Quoi ?
Dans la sixième des Méditations Métaphysiques, Descartes s’interroge sur la relation entre le corps et l’âme. Après avoir découvert que l’esprit est capable de fonder son existence (ce qui est communément appelé le « cogito » cartésien), il dégage plusieurs enseignements de la nature, notamment sur le rapport entre le corps et l’esprit. Afin de comprendre ce rapport, Descartes passe par une comparaison avec un pilote et son navire.
Pourquoi ?
De par la voix de la raison qui nous habite, nous savons que nous avons des obligations – obligations positives (tu dois) et négatives (tu dois ne pas). Or, l’obligation se distingue de la contrainte : tandis que je ne peux pas me soustraire à la contrainte, je peux me soustraire à l’obligation.

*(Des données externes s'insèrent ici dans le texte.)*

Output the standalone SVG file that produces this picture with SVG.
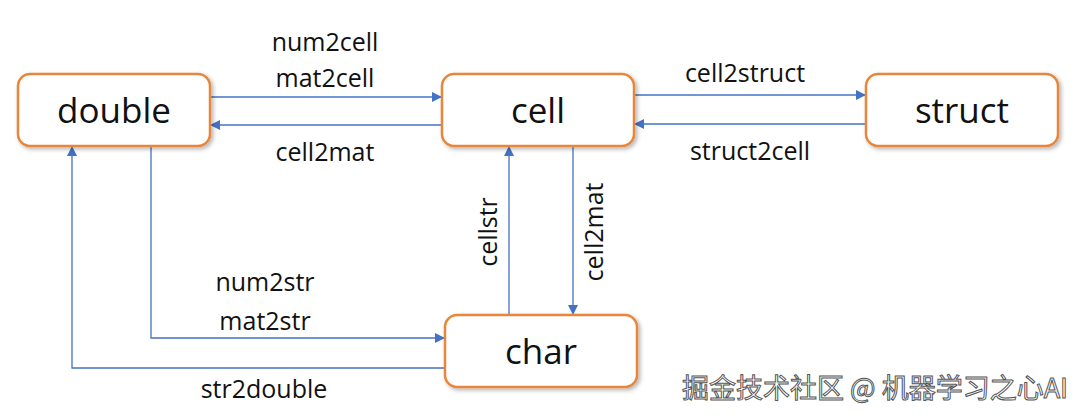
<svg xmlns="http://www.w3.org/2000/svg" width="1080" height="419" viewBox="0 0 1080 419">
<style>
.box{fill:#fff;stroke:#E8873A;stroke-width:2.5}
.nt{font-family:"Open Sans","Liberation Sans",sans-serif;font-size:35px;fill:#111;text-anchor:middle}
.lb{font-family:"Open Sans","Liberation Sans",sans-serif;font-size:25px;fill:#111;text-anchor:middle}
.c{fill:none;stroke:#4472C4;stroke-width:1.3}
</style>
<defs>
<marker id="a" viewBox="0 0 10 10" refX="10" refY="5" markerWidth="10" markerHeight="10" markerUnits="userSpaceOnUse" orient="auto"><path d="M0,0L10,5L0,10z" fill="#4472C4"/></marker>
<filter id="s"><feDropShadow dx="2" dy="2" stdDeviation="2" flood-opacity="0.3"/></filter>
</defs>
<rect width="1080" height="419" fill="#fff"/>
<g id="connectors">
<path class="c" d="M210,97H442" marker-end="url(#a)"/>
<path class="c" d="M442,125H210" marker-end="url(#a)"/>
<path class="c" d="M634,95H866" marker-end="url(#a)"/>
<path class="c" d="M866,124H634" marker-end="url(#a)"/>
<path class="c" d="M509,315V146" marker-end="url(#a)"/>
<path class="c" d="M573,146V315" marker-end="url(#a)"/>
<path class="c" d="M151,146V338H445" marker-end="url(#a)"/>
<path class="c" d="M445,368H72V146" marker-end="url(#a)"/>
<text class="lb" x="325" y="51">num2cell</text>
<text class="lb" x="325" y="87">mat2cell</text>
<text class="lb" x="325" y="161">cell2mat</text>
<text class="lb" x="745" y="82">cell2struct</text>
<text class="lb" x="750" y="160">struct2cell</text>
<text class="lb" transform="translate(497,232) rotate(-90)">cellstr</text>
<text class="lb" transform="translate(603,232) rotate(-90)">cell2mat</text>
<text class="lb" x="265" y="291">num2str</text>
<text class="lb" x="265" y="330">mat2str</text>
<text class="lb" x="264" y="398">str2double</text>
</g>
<g id="double"><rect class="box" x="18" y="74" width="192" height="72" rx="12" filter="url(#s)"/><text class="nt" x="114" y="123">double</text></g>
<g id="cell"><rect class="box" x="442" y="74" width="192" height="72" rx="12" filter="url(#s)"/><text class="nt" x="538" y="123">cell</text></g>
<g id="struct"><rect class="box" x="866" y="74" width="192" height="72" rx="12" filter="url(#s)"/><text class="nt" x="962" y="123">struct</text></g>
<g id="char"><rect class="box" x="445" y="315" width="192" height="72" rx="12" filter="url(#s)"/><text class="nt" x="541" y="364">char</text></g>
<text x="1068" y="398" font-family="'Noto Sans CJK SC',sans-serif" font-size="27" fill="#fff" stroke="#555" stroke-width="1" text-anchor="end">掘金技术社区 @ 机器学习之心AI</text>
</svg>
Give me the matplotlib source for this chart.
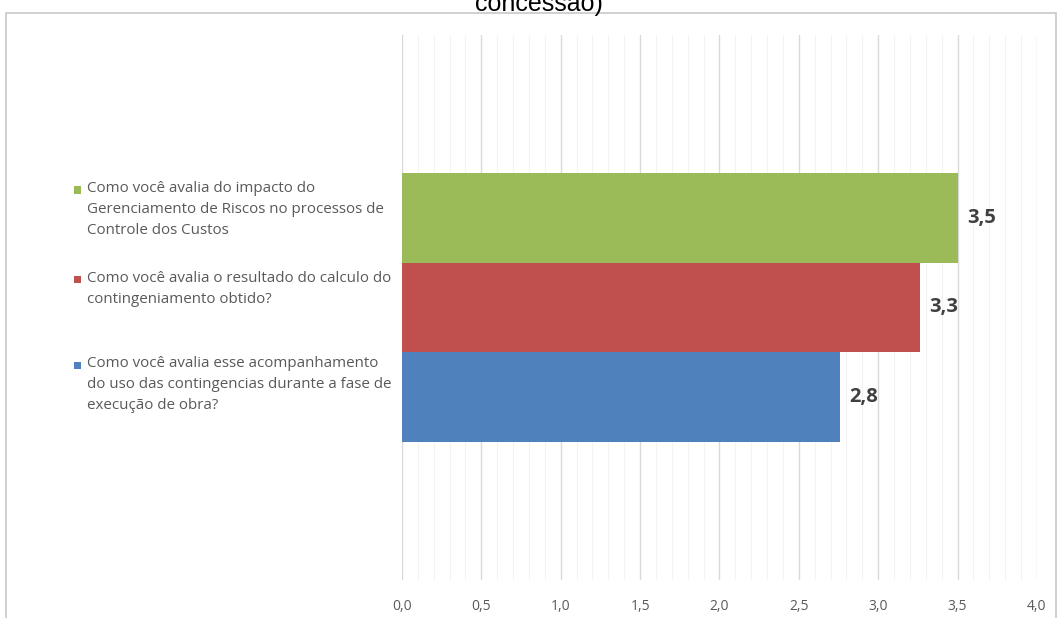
import matplotlib
matplotlib.use("Agg")
import matplotlib.pyplot as plt
from matplotlib.patches import Rectangle
from matplotlib.ticker import MultipleLocator, FuncFormatter

# Data (top to bottom as drawn)
questions = [
    "Como você avalia do impacto do\nGerenciamento de Riscos no processos de\nControle dos Custos",
    "Como você avalia o resultado do calculo do\ncontingeniamento obtido?",
    "Como você avalia esse acompanhamento\ndo uso das contingencias durante a fase de\nexecução de obra?",
]
scores = [3.5, 3.26, 2.76]
colors = ["#9BBB59", "#C0504D", "#4F81BD"]
positions = [0.165, 0.0, -0.165]
bar_height = 0.165

TEXT_FONT = ["Open Sans", "DejaVu Sans"]

fig = plt.figure(figsize=(10.59, 6.18), dpi=100)
ax = fig.add_axes([0.3796, 0.0615, 0.5996, 0.8819])

for pos, val, col in zip(positions, scores, colors):
    ax.barh(pos, val, height=bar_height, color=col, zorder=3)
    ax.text(val + 0.06, pos, f"{val:.1f}".replace(".", ","), va="center", ha="left",
            fontsize=14.5, fontweight="bold", color="#404040", family=TEXT_FONT, zorder=4)

ax.set_xlim(0, 4.0)
ax.set_ylim(-0.5, 0.5)
ax.xaxis.set_major_locator(MultipleLocator(0.5))
ax.xaxis.set_minor_locator(MultipleLocator(0.1))
ax.xaxis.set_major_formatter(FuncFormatter(lambda v, p: f"{v:.1f}".replace(".", ",")))
ax.grid(axis="x", which="major", color="#d9d9d9", linewidth=1.0, zorder=0)
ax.grid(axis="x", which="minor", color="#f3f3f3", linewidth=0.8, zorder=0)
ax.set_yticks([])
ax.tick_params(axis="x", which="both", length=0, pad=14, labelsize=10, labelcolor="#595959")
for lbl in ax.get_xticklabels():
    lbl.set_family(TEXT_FONT)
for s in ax.spines.values():
    s.set_visible(False)

# Legend on the left (uneven spacing as in the original)
legend_y = [190, 280, 365]  # pixel y of first line of each entry
for y, text, col in zip(legend_y, questions, colors):
    fy = 1 - y / 618
    fig.add_artist(Rectangle((74 / 1059, fy - 3.5 / 618), 7 / 1059, 7 / 618,
                             transform=fig.transFigure, color=col, ec="none"))
    fig.text(87 / 1059, fy + 9 / 618, text, ha="left", va="top", fontsize=10.9,
             color="#595959", family=TEXT_FONT, linespacing=1.55)

# Outer chart border
fig.add_artist(Rectangle((6 / 1059, -0.01), 1050 / 1059, 1 - 13 / 618 + 0.01,
                         transform=fig.transFigure, fill=False, ec="#c8c8c8", lw=1.2))

# Title (cut off at the top in the original)
fig.text(539 / 1059, 1 - 11 / 618, "concessão)", ha="center", va="baseline",
         fontsize=18, color="#000000", family=["Liberation Sans", "DejaVu Sans"])

fig.savefig("out.png", dpi=100)
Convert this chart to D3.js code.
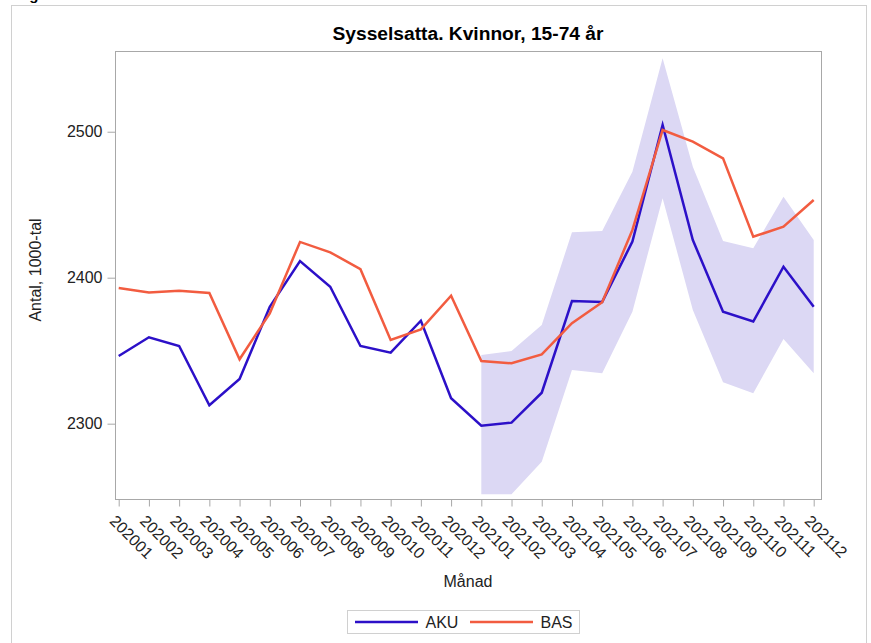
<!DOCTYPE html>
<html>
<head>
<meta charset="utf-8">
<script src="https://cdn.jsdelivr.net/npm/d3@7"></script>
<style>
  html, body { margin: 0; padding: 0; background: #fff; }
  svg { display: block; }
  text { font-family: "Liberation Sans", Arial, sans-serif; fill: #222; }
</style>
</head>
<body>
<svg id="chart" width="871" height="643"></svg>
<script>
const months = ["202001","202002","202003","202004","202005","202006","202007","202008","202009","202010","202011","202012",
                "202101","202102","202103","202104","202105","202106","202107","202108","202109","202110","202111","202112"];
const aku = [2346.4,2359.2,2353.2,2312.6,2330.6,2380.1,2411.4,2393.8,2353.2,2348.6,2370.5,2317.4,
             2298.6,2300.7,2321.2,2384.0,2383.4,2424.7,2504.6,2425.8,2376.7,2370.0,2407.5,2380.1];
const bas = [2393.0,2389.8,2391.1,2389.5,2344.1,2375.6,2424.5,2417.4,2405.8,2357.3,2364.6,2387.7,
             2342.9,2341.4,2347.5,2368.8,2383.2,2432.7,2501.2,2493.2,2481.8,2428.1,2434.9,2453.2];
const bandMonths = ["202101","202102","202103","202104","202105","202106","202107","202108","202109","202110","202111","202112"];
const bandUpper = [2347.0,2349.8,2367.6,2431.1,2432.0,2472.6,2550.3,2476.0,2425.1,2420.1,2455.5,2425.8];
const bandLower = [2251.6,2251.6,2274.0,2336.8,2334.5,2376.7,2454.4,2377.9,2328.4,2320.8,2358.0,2334.5];
const yTicks = [2300, 2400, 2500];
const seriesNames = ["AKU", "BAS"];
const title = "Sysselsatta. Kvinnor, 15-74 år";
const yLabel = "Antal, 1000-tal";
const xLabel = "Månad";

const colors = { AKU: "#2c10c8", BAS: "#f25c40", band: "#dcd8f4" };

const svg = d3.select("#chart");

// outer border
svg.append("rect").attr("x", 11.5).attr("y", 5.5).attr("width", 855).attr("height", 650)
  .attr("fill", "none").attr("stroke", "#d0d0d0").attr("stroke-width", 1);

// cut-off figure caption at top-left (only its descender is visible in the reference)
svg.append("text").attr("x", 16).attr("y", 0).attr("font-size", 15).attr("font-weight", "bold")
  .style("fill", "#000").text("Fig.");

const frame = { left: 115.5, top: 51.5, right: 821.5, bottom: 499.5 };

const x = d3.scalePoint().domain(months).range([118.7, 813.7]);
const y = d3.scaleLinear().domain([2248.4, 2555.3]).range([499, 51]);

// band
const bandData = bandMonths.map((m, i) => ({ m, lo: bandLower[i], hi: bandUpper[i] }));
svg.append("path").datum(bandData)
  .attr("d", d3.area().x(d => x(d.m)).y0(d => y(d.lo)).y1(d => y(d.hi)))
  .attr("fill", colors.band).attr("stroke", "none");

// lines
const line = d3.line().x(d => x(d.m)).y(d => y(d.v));
svg.append("path").datum(months.map((m, i) => ({ m, v: aku[i] })))
  .attr("d", line).attr("fill", "none").attr("stroke", colors.AKU).attr("stroke-width", 2.5)
  .attr("stroke-linejoin", "miter");
svg.append("path").datum(months.map((m, i) => ({ m, v: bas[i] })))
  .attr("d", line).attr("fill", "none").attr("stroke", colors.BAS).attr("stroke-width", 2.5)
  .attr("stroke-linejoin", "miter");

// frame
svg.append("rect").attr("x", frame.left).attr("y", frame.top)
  .attr("width", frame.right - frame.left).attr("height", frame.bottom - frame.top)
  .attr("fill", "none").attr("stroke", "#a8a8a8").attr("stroke-width", 1);

// y axis
const yAxis = d3.axisLeft(y).tickValues(yTicks).tickFormat(d3.format("d")).tickSize(8).tickPadding(5);
const gy = svg.append("g").attr("transform", `translate(${frame.left},0)`).call(yAxis);
gy.select(".domain").remove();
gy.selectAll(".tick line").attr("stroke", "#a8a8a8");
gy.selectAll(".tick text").attr("font-size", 16).attr("font-family", "Liberation Sans, Arial, sans-serif").style("fill", "#222");

// x axis
const xAxis = d3.axisBottom(x).tickSize(7).tickFormat(d => d);
const gx = svg.append("g").attr("transform", `translate(0,${frame.bottom})`).call(xAxis);
gx.select(".domain").remove();
gx.selectAll(".tick line").attr("stroke", "#a8a8a8");
gx.selectAll(".tick text")
  .attr("font-size", 16).attr("font-family", "Liberation Sans, Arial, sans-serif").style("fill", "#222")
  .attr("text-anchor", "start").attr("dy", null)
  .attr("transform", "translate(-10.5,22.5) rotate(45)")
  .attr("x", 0).attr("y", 0);

// titles
svg.append("text").attr("x", 468).attr("y", 40).attr("text-anchor", "middle")
  .attr("font-size", 19.2).attr("font-weight", "bold").style("fill", "#000").text(title);
svg.append("text").attr("transform", "translate(41,270) rotate(-90)").attr("text-anchor", "middle")
  .attr("font-size", 16).text(yLabel);
svg.append("text").attr("x", 468).attr("y", 587).attr("text-anchor", "middle")
  .attr("font-size", 16).text(xLabel);

// legend
const lg = svg.append("g");
lg.append("rect").attr("x", 347.5).attr("y", 610.5).attr("width", 232).attr("height", 23)
  .attr("fill", "#fff").attr("stroke", "#d0d0d0");
const legendItems = [
  { name: seriesNames[0], color: colors.AKU, x1: 355, x2: 418, tx: 425.5 },
  { name: seriesNames[1], color: colors.BAS, x1: 470, x2: 533, tx: 540.5 }
];
legendItems.forEach(it => {
  lg.append("line").attr("x1", it.x1).attr("x2", it.x2).attr("y1", 622).attr("y2", 622)
    .attr("stroke", it.color).attr("stroke-width", 2.5);
  lg.append("text").attr("x", it.tx).attr("y", 628).attr("font-size", 16).text(it.name);
});
</script>
</body>
</html>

Contrairement au pilote, qui n’est pas en symbiose avec son navire, je suis – en tant qu’être doué d’une âme – en symbiose avec mon corps, et je lui suis “tellement confondu et mêlé, que je compose comme un seul tout avec lui ».
En cas d’accident, le pilote constate qu’il y a une déchirure sur telle voile ou un trou à tel endroit de la coque ; or, en cas d’accident, je ne constate pas qu’il y a ici une déchirure musculaire ou là une plaie béante qui nécessite des points de suture, mais, plutôt, je vis ces blessures.
Plus haut dans les Méditations métaphysiques, Descartes distingue au sein des êtres humains :
- la “chose pensante” (res cogitans), le fait que nous sommes un esprit qui pense et produit des idées ;
- la “chose étendue” (res extensa), c’est-à-dire le fait que j’ai un corps.
Mais « avoir » et « être » sont-ils synonymes ? Avoir un corps, est-ce pareil qu’être un corps ? Il ne faut pas s’y tromper ! Je n’ai pas un corps au sens où j’ai un navire, je ne suis pas propriétaire d’un corps comme je suis propriétaire d’un navire : « Ce n’était pas aussi sans quelques raisons que je croyais que ce corps (lequel par un certain droit particulier, j’appelais mien) m’appartenait plus proprement et plus étroitement que pas un autre ».
Qui ?
À ceux qui oublient qu’un corps est toujours lié à une âme ; comme, par exemple, certains des médecins qui s’occupent d’Élise, le personnage principal d’En corps (2022), réalisé par C. Klapisch.
Ces médecins réifient le corps de la danseuse, au sens où ils le considèrent sur le modèle de n’importe quelle autre chose étendue – oubliant alors qu’il s’agit d’un corps lié à une âme, c’est-à-dire oubliant qu’il est, tout en même temps que corps vivant, corps vécu.
Le parcours qu’Elise accomplit démontre que si mon corps est certes une chose étendue (res extensa), pareil à un navire, il n’est cependant pas seulement tel : il est, en outre, étroitement lié et même mêlé à la chose pensante (res cogitans), support de mon « je ».
À ceux qui, au contraire, oublient qu’ils ont un corps : nos émotions sont des indices qu’il le faut écouter pour comprendre cette relation particulière de notre esprit à certaines parties de la matière.
Comment ?
Ne pas oublier de prêter attention à ses sentiments !
Étymologiquement, les sensations de mon corps sont des sentiments, c’est-à-dire ce qu’on éprouve au-dedans de soi, en première personne. Or, ce qui arrive à mon corps n’est pas seulement senti, mais éprouvé – la faim, la soif sont des épreuves. C’est dès lors par la voie du sentiment que mon corps se trouve mêlé à mon âme.
Ce qui donne…
Ce corps qui est mien fait partie de moi, irréductiblement.